==== Stored data

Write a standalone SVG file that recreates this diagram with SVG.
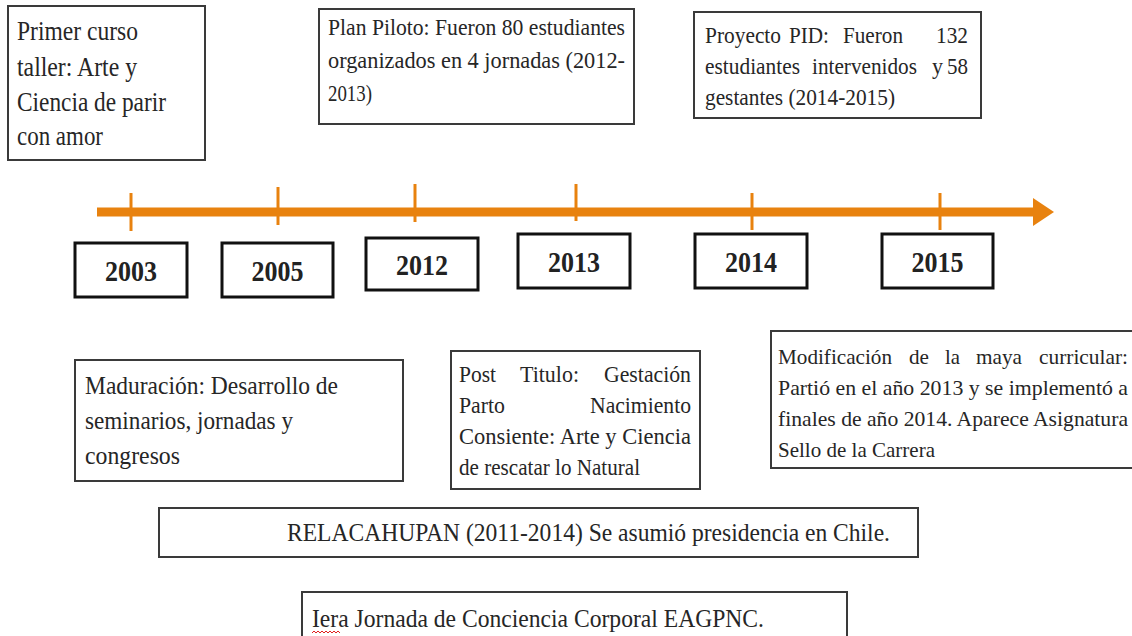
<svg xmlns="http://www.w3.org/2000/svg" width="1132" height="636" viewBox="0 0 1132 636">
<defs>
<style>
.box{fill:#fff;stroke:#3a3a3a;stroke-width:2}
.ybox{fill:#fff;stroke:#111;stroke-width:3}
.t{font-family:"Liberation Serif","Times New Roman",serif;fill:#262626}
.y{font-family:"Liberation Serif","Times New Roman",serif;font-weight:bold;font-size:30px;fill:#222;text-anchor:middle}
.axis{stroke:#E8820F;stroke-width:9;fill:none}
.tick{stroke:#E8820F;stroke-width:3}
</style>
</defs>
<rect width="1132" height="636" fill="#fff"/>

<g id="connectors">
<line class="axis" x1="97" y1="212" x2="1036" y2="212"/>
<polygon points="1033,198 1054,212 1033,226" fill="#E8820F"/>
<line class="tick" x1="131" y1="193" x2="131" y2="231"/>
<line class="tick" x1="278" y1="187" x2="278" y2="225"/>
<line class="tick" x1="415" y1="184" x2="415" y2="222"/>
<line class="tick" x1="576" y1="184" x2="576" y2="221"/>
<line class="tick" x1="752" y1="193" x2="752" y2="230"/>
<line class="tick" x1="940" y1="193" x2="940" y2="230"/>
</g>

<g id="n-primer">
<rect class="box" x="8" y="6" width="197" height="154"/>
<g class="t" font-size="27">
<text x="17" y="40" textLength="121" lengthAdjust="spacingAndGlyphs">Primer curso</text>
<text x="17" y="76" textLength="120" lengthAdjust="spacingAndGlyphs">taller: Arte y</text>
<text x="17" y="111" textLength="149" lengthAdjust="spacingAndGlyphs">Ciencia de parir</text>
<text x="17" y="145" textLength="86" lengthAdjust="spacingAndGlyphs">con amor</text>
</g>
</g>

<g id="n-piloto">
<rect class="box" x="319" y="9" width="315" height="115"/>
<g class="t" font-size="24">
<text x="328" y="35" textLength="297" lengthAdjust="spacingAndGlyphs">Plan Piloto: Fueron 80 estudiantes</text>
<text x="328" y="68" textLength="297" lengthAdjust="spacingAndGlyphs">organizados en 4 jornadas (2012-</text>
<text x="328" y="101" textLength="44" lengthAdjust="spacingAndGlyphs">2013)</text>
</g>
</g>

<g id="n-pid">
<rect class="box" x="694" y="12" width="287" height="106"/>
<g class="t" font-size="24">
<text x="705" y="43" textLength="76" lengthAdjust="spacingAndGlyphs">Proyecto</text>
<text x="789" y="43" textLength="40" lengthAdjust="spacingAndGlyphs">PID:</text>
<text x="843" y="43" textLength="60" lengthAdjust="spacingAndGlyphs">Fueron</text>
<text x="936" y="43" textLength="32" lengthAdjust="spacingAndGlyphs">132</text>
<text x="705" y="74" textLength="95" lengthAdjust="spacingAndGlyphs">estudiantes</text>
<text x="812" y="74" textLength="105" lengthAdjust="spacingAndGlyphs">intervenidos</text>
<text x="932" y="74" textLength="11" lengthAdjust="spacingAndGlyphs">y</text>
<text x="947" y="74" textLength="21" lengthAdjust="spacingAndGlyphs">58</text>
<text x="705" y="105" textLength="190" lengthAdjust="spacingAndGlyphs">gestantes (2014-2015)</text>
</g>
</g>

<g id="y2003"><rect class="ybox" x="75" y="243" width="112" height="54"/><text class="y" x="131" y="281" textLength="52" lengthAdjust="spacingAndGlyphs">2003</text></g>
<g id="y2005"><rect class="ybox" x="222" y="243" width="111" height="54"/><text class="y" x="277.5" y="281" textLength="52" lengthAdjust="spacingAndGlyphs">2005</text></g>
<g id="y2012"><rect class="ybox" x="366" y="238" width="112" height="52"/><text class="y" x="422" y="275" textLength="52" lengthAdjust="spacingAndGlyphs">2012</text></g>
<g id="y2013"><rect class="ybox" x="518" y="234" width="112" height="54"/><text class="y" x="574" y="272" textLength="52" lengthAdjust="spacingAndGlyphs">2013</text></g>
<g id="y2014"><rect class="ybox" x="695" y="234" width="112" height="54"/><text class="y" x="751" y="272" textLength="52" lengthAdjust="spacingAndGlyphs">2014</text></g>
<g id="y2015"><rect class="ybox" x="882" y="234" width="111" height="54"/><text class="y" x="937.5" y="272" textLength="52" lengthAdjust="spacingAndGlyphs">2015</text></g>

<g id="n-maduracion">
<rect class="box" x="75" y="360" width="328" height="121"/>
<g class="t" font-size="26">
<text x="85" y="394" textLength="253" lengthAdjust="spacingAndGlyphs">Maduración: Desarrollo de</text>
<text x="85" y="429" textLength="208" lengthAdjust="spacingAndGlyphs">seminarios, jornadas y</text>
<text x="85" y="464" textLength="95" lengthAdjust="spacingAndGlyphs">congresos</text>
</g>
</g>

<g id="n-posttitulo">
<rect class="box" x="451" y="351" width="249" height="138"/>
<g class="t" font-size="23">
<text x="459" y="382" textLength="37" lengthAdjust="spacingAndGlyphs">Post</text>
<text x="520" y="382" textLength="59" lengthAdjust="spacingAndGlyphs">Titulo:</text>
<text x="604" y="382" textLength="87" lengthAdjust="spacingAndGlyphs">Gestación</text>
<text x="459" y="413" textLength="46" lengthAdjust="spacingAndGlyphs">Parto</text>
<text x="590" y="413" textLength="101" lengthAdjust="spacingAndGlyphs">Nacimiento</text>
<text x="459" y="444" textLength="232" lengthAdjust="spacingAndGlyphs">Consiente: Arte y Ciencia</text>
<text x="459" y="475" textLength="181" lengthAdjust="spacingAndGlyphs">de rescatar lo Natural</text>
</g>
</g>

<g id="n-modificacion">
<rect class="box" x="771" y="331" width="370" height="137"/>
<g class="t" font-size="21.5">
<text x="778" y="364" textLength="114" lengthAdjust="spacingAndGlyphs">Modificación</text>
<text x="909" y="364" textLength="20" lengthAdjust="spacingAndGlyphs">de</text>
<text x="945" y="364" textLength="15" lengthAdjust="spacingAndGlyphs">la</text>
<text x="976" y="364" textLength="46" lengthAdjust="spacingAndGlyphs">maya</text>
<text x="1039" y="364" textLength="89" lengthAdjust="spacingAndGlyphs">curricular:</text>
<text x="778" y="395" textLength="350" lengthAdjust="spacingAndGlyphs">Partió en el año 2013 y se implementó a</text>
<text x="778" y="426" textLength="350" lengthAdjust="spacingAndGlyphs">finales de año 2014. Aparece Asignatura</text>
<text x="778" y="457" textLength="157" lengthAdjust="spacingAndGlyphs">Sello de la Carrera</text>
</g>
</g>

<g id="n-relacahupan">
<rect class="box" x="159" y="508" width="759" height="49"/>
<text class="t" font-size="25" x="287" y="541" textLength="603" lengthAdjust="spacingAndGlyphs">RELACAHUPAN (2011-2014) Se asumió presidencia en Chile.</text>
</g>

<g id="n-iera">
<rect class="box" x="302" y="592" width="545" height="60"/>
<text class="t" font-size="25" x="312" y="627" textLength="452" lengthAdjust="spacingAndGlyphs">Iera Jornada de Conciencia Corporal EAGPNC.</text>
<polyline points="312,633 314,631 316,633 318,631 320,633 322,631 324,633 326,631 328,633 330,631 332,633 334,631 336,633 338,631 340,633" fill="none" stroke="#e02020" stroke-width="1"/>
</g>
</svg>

========

Give all the lines above again, character for character, without pictures.

Write a standalone SVG file that recreates this diagram with SVG.
<svg xmlns="http://www.w3.org/2000/svg" width="1132" height="636" viewBox="0 0 1132 636">
<defs>
<style>
.box{fill:#fff;stroke:#3a3a3a;stroke-width:2}
.ybox{fill:#fff;stroke:#111;stroke-width:3}
.t{font-family:"Liberation Serif","Times New Roman",serif;fill:#262626}
.y{font-family:"Liberation Serif","Times New Roman",serif;font-weight:bold;font-size:30px;fill:#222;text-anchor:middle}
.axis{stroke:#E8820F;stroke-width:9;fill:none}
.tick{stroke:#E8820F;stroke-width:3}
</style>
</defs>
<rect width="1132" height="636" fill="#fff"/>

<g id="connectors">
<line class="axis" x1="97" y1="212" x2="1036" y2="212"/>
<polygon points="1033,198 1054,212 1033,226" fill="#E8820F"/>
<line class="tick" x1="131" y1="193" x2="131" y2="231"/>
<line class="tick" x1="278" y1="187" x2="278" y2="225"/>
<line class="tick" x1="415" y1="184" x2="415" y2="222"/>
<line class="tick" x1="576" y1="184" x2="576" y2="221"/>
<line class="tick" x1="752" y1="193" x2="752" y2="230"/>
<line class="tick" x1="940" y1="193" x2="940" y2="230"/>
</g>

<g id="n-primer">
<rect class="box" x="8" y="6" width="197" height="154"/>
<g class="t" font-size="27">
<text x="17" y="40" textLength="121" lengthAdjust="spacingAndGlyphs">Primer curso</text>
<text x="17" y="76" textLength="120" lengthAdjust="spacingAndGlyphs">taller: Arte y</text>
<text x="17" y="111" textLength="149" lengthAdjust="spacingAndGlyphs">Ciencia de parir</text>
<text x="17" y="145" textLength="86" lengthAdjust="spacingAndGlyphs">con amor</text>
</g>
</g>

<g id="n-piloto">
<rect class="box" x="319" y="9" width="315" height="115"/>
<g class="t" font-size="24">
<text x="328" y="35" textLength="297" lengthAdjust="spacingAndGlyphs">Plan Piloto: Fueron 80 estudiantes</text>
<text x="328" y="68" textLength="297" lengthAdjust="spacingAndGlyphs">organizados en 4 jornadas (2012-</text>
<text x="328" y="101" textLength="44" lengthAdjust="spacingAndGlyphs">2013)</text>
</g>
</g>

<g id="n-pid">
<rect class="box" x="694" y="12" width="287" height="106"/>
<g class="t" font-size="24">
<text x="705" y="43" textLength="76" lengthAdjust="spacingAndGlyphs">Proyecto</text>
<text x="789" y="43" textLength="40" lengthAdjust="spacingAndGlyphs">PID:</text>
<text x="843" y="43" textLength="60" lengthAdjust="spacingAndGlyphs">Fueron</text>
<text x="936" y="43" textLength="32" lengthAdjust="spacingAndGlyphs">132</text>
<text x="705" y="74" textLength="95" lengthAdjust="spacingAndGlyphs">estudiantes</text>
<text x="812" y="74" textLength="105" lengthAdjust="spacingAndGlyphs">intervenidos</text>
<text x="932" y="74" textLength="11" lengthAdjust="spacingAndGlyphs">y</text>
<text x="947" y="74" textLength="21" lengthAdjust="spacingAndGlyphs">58</text>
<text x="705" y="105" textLength="190" lengthAdjust="spacingAndGlyphs">gestantes (2014-2015)</text>
</g>
</g>

<g id="y2003"><rect class="ybox" x="75" y="243" width="112" height="54"/><text class="y" x="131" y="281" textLength="52" lengthAdjust="spacingAndGlyphs">2003</text></g>
<g id="y2005"><rect class="ybox" x="222" y="243" width="111" height="54"/><text class="y" x="277.5" y="281" textLength="52" lengthAdjust="spacingAndGlyphs">2005</text></g>
<g id="y2012"><rect class="ybox" x="366" y="238" width="112" height="52"/><text class="y" x="422" y="275" textLength="52" lengthAdjust="spacingAndGlyphs">2012</text></g>
<g id="y2013"><rect class="ybox" x="518" y="234" width="112" height="54"/><text class="y" x="574" y="272" textLength="52" lengthAdjust="spacingAndGlyphs">2013</text></g>
<g id="y2014"><rect class="ybox" x="695" y="234" width="112" height="54"/><text class="y" x="751" y="272" textLength="52" lengthAdjust="spacingAndGlyphs">2014</text></g>
<g id="y2015"><rect class="ybox" x="882" y="234" width="111" height="54"/><text class="y" x="937.5" y="272" textLength="52" lengthAdjust="spacingAndGlyphs">2015</text></g>

<g id="n-maduracion">
<rect class="box" x="75" y="360" width="328" height="121"/>
<g class="t" font-size="26">
<text x="85" y="394" textLength="253" lengthAdjust="spacingAndGlyphs">Maduración: Desarrollo de</text>
<text x="85" y="429" textLength="208" lengthAdjust="spacingAndGlyphs">seminarios, jornadas y</text>
<text x="85" y="464" textLength="95" lengthAdjust="spacingAndGlyphs">congresos</text>
</g>
</g>

<g id="n-posttitulo">
<rect class="box" x="451" y="351" width="249" height="138"/>
<g class="t" font-size="23">
<text x="459" y="382" textLength="37" lengthAdjust="spacingAndGlyphs">Post</text>
<text x="520" y="382" textLength="59" lengthAdjust="spacingAndGlyphs">Titulo:</text>
<text x="604" y="382" textLength="87" lengthAdjust="spacingAndGlyphs">Gestación</text>
<text x="459" y="413" textLength="46" lengthAdjust="spacingAndGlyphs">Parto</text>
<text x="590" y="413" textLength="101" lengthAdjust="spacingAndGlyphs">Nacimiento</text>
<text x="459" y="444" textLength="232" lengthAdjust="spacingAndGlyphs">Consiente: Arte y Ciencia</text>
<text x="459" y="475" textLength="181" lengthAdjust="spacingAndGlyphs">de rescatar lo Natural</text>
</g>
</g>

<g id="n-modificacion">
<rect class="box" x="771" y="331" width="370" height="137"/>
<g class="t" font-size="21.5">
<text x="778" y="364" textLength="114" lengthAdjust="spacingAndGlyphs">Modificación</text>
<text x="909" y="364" textLength="20" lengthAdjust="spacingAndGlyphs">de</text>
<text x="945" y="364" textLength="15" lengthAdjust="spacingAndGlyphs">la</text>
<text x="976" y="364" textLength="46" lengthAdjust="spacingAndGlyphs">maya</text>
<text x="1039" y="364" textLength="89" lengthAdjust="spacingAndGlyphs">curricular:</text>
<text x="778" y="395" textLength="350" lengthAdjust="spacingAndGlyphs">Partió en el año 2013 y se implementó a</text>
<text x="778" y="426" textLength="350" lengthAdjust="spacingAndGlyphs">finales de año 2014. Aparece Asignatura</text>
<text x="778" y="457" textLength="157" lengthAdjust="spacingAndGlyphs">Sello de la Carrera</text>
</g>
</g>

<g id="n-relacahupan">
<rect class="box" x="159" y="508" width="759" height="49"/>
<text class="t" font-size="25" x="287" y="541" textLength="603" lengthAdjust="spacingAndGlyphs">RELACAHUPAN (2011-2014) Se asumió presidencia en Chile.</text>
</g>

<g id="n-iera">
<rect class="box" x="302" y="592" width="545" height="60"/>
<text class="t" font-size="25" x="312" y="627" textLength="452" lengthAdjust="spacingAndGlyphs">Iera Jornada de Conciencia Corporal EAGPNC.</text>
<polyline points="312,633 314,631 316,633 318,631 320,633 322,631 324,633 326,631 328,633 330,631 332,633 334,631 336,633 338,631 340,633" fill="none" stroke="#e02020" stroke-width="1"/>
</g>
</svg>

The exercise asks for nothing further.